So now..., to continue, how about a more refined model, something a little more involved since other metrics show that this is way undervalued? Let's dig a little deeper.
Jay Abella (former biotech analyst at Westergaard's site and sometime SI poster) published an article called "Investment Banking Model of Biotech Valuation" a year or so ago. In that article he sketched a model for evaluating a biotech that I have tried to apply to COCN. As I've mentioned, I already believe it's ridiculously undervalued, but I wanted to look at this in some other ways in order to practice working with some new concepts.
According to the model Abella sketched, when assigning a value to a biotech what you basically do is look at the various compounds in both the clinical and nonclinical pipeline and then attach a value to each by first looking at the market size for the targeted indications, then making a guess as to first year penetration, and finally discounting the value according to each stage of clinical development using the following scale.

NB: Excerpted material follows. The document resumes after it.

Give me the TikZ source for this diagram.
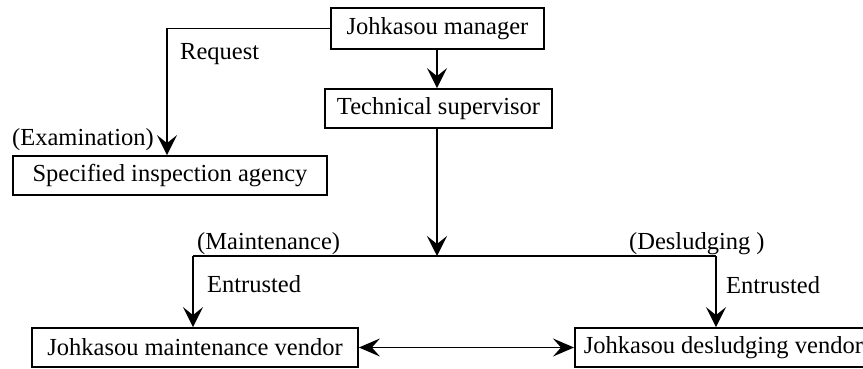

A. Preclinical- $5 million B. Clinical- Phase I- multiply market share penetration by 0.3 C. Clinical- Phase II- multiply market share penetration by 0.4 D. Clinical- Phase III- multiply market share penetration by 0.5 E. NDA submitted- multiply market share penetration by 0.8
The next step is to total these and then add in a value for the patent portfolio by taking each patent at $0.5 million. The result is in effect a crude valuation of the company's technology, discounted according to development risk. The model then proceeds to take into account things like long term debt, current assets, and a value assigned to management.